1. Let H be the number of Pokémon treated in 1 hour. What is the probability that Professor Pine treats at least two Pokémon in the next hour? What are the support, distribution, and parameter(s) of H?
2. Professor Pine’s graduate assistant, Joy, has been keeping track of the amount of time between Pokémon arrivals at the clinic. What is the probability that the time between two consecutive arrivals is under 90 minutes? What distribution and parameter(s) are you using?
3. Seven Pokémon arrived at the clinic between 3:00 pm and 8:00 pm. What is the probability that 3 of those Pokémon arrived between 5:00 and 7:00 pm?

### Example 3

A certain component that your company manufactures has a weight that varies evenly from 59 grams to 75 grams. Each of these manufactured components is independent of the others.

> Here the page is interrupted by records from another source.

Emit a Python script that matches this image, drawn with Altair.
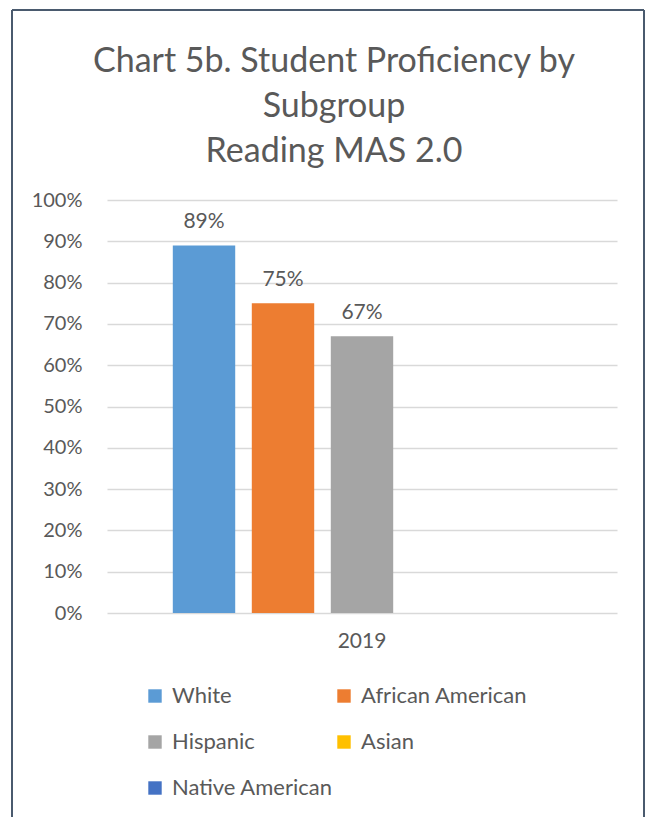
import altair as alt
import pandas as pd

years = ["2019"]
subgroups = ["White", "African American", "Hispanic", "Asian", "Native American"]
values = [0.89, 0.75, 0.67, None, None]
colors = ["#5B9BD5", "#ED7D31", "#A5A5A5", "#FFC000", "#4472C4"]
y_ticks = [0, 0.1, 0.2, 0.3, 0.4, 0.5, 0.6, 0.7, 0.8, 0.9, 1.0]
title_lines = ["Chart 5b. Student Proficiency by", "Subgroup", "Reading MAS 2.0"]

# legend fills column-wise; order it so that rows read as in the reference
legend_order = ["White", "Hispanic", "Native American", "African American", "Asian"]
legend_colors = [colors[subgroups.index(s)] for s in legend_order]

df = pd.DataFrame({
    "Year": years * len(subgroups),
    "Subgroup": subgroups,
    "Value": values,
})

FONT = "Lato"
TXT = "#595959"
W, H = 510, 413

x_enc = alt.X("Year:N", title=None,
              scale=alt.Scale(paddingInner=0, paddingOuter=0.1456),
              axis=alt.Axis(labelAngle=0, labelFontSize=21, labelColor=TXT, labelFont=FONT,
                            domain=False, ticks=False, grid=False, labelPadding=17))
xo_enc = alt.XOffset("Subgroup:N", sort=subgroups,
                     scale=alt.Scale(domain=subgroups, paddingInner=0.21, paddingOuter=0.105))
y_enc = alt.Y("Value:Q", title=None,
              scale=alt.Scale(domain=[0, 1], nice=False),
              axis=alt.Axis(values=y_ticks, format=".0%", labelFontSize=20, labelColor=TXT,
                            labelFont=FONT, domain=False, ticks=False, labelPadding=25,
                            gridColor="#D9D9D9", gridWidth=1.5))

bars = alt.Chart(df).mark_bar().encode(
    x=x_enc,
    xOffset=xo_enc,
    y=y_enc,
    color=alt.Color("Subgroup:N", sort=legend_order,
                    scale=alt.Scale(domain=legend_order, range=legend_colors),
                    legend=alt.Legend(title=None, orient="none", legendX=37, legendY=485,
                                      columns=2, columnPadding=0, rowPadding=24,
                                      symbolType="square", symbolSize=180, symbolStrokeWidth=0,
                                      labelFontSize=22, labelColor=TXT, labelFont=FONT,
                                      labelOffset=6, labelLimit=300)),
)

labels = alt.Chart(df).transform_filter("datum.Value != null").mark_text(
    baseline="alphabetic", dy=-17, fontSize=21, color=TXT, font=FONT
).encode(
    x=alt.X("Year:N"),
    xOffset=alt.XOffset("Subgroup:N", sort=subgroups),
    y=alt.Y("Value:Q"),
    text=alt.Text("Value:Q", format=".0%"),
)

title_marks = []
for i, ln in enumerate(title_lines):
    title_marks.append(
        alt.Chart(alt.Data(values=[{"t": ln}])).mark_text(
            fontSize=34, font=FONT, color=TXT, baseline="alphabetic", align="center"
        ).encode(text="t:N", x=alt.value(227), y=alt.value(-128 + 45 * i))
    )

border_data = alt.Data(values=[{"k": 1}])
BC = "#4A5A6E"
left_b = alt.Chart(border_data).mark_rule(color=BC, strokeWidth=2).encode(
    x=alt.value(-95), y=alt.value(-190), y2=alt.value(630))
top_b = alt.Chart(border_data).mark_rule(color=BC, strokeWidth=2).encode(
    x=alt.value(-95), x2=alt.value(537), y=alt.value(-190))
right_b = alt.Chart(border_data).mark_rule(color=BC, strokeWidth=2).encode(
    x=alt.value(537), y=alt.value(-190), y2=alt.value(630))

chart = alt.layer(bars, labels, *title_marks, left_b, top_b, right_b).properties(
    width=W, height=H,
    background="white",
    autosize=alt.AutoSizeParams(type="none"),
    padding={"left": 107, "top": 200, "right": 32, "bottom": 204},
).configure_view(strokeWidth=0)

chart.save("out.html", embed_options={"renderer": "svg", "actions": False})
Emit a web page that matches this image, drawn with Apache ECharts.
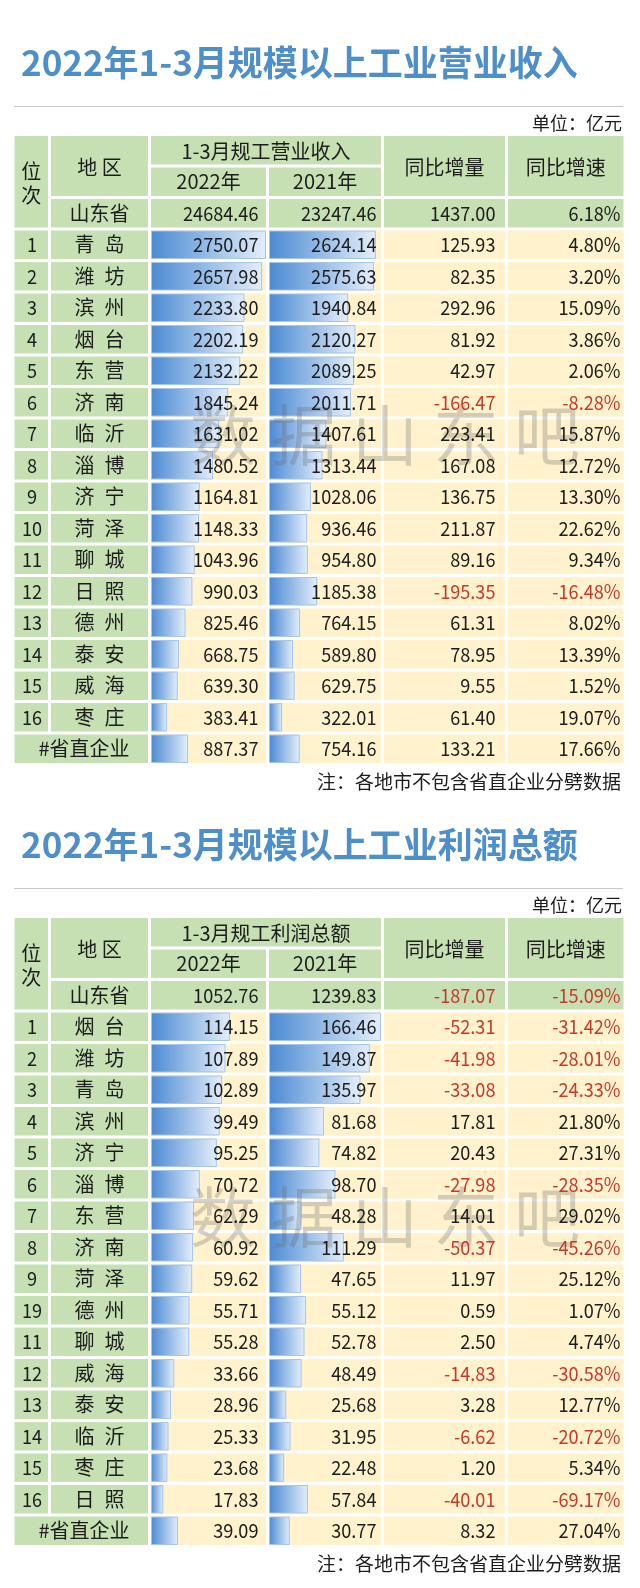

1. What is the probability that a randomly chosen component weighs between 62 and 73 grams? State the distribution and parameter(s) you are using.
2. What is the standard deviation of the component weights?
3. Find the cut-off for the upper quartile of component weights.
4. Knowing that a randomly chosen component weighs less than 70 grams, what is the probability that it weighs more than 64.8 grams?

### Example 4

Suppose that you have a box containing 50 balls, 35 of which are black. The rest are red.

1. You will randomly choose 10 balls without replacement. Let R be the number of red balls in your sample. What is the probability that there are at least 2 red balls in your sample? What are the distribution and parameter(s) for R? .
2. After the sampling in part a) you will put all the balls back in the box. You will now randomly choose a ball and note its color. Then you will return the ball to the box. (i.e. You are sampling with replacement.) Let T be number of balls you draw out until you get your first red ball. What is the average number of tries that it will take to get your first red ball? What are the distribution and parameter(s) of T?
3. You have drawn out 3 balls (with replacement) and have still not gotten a red ball. What is the probability that it will take at most 5 draws to get your first red?
4. What is the probability that it takes 9 tries (with replacement) to get three red balls?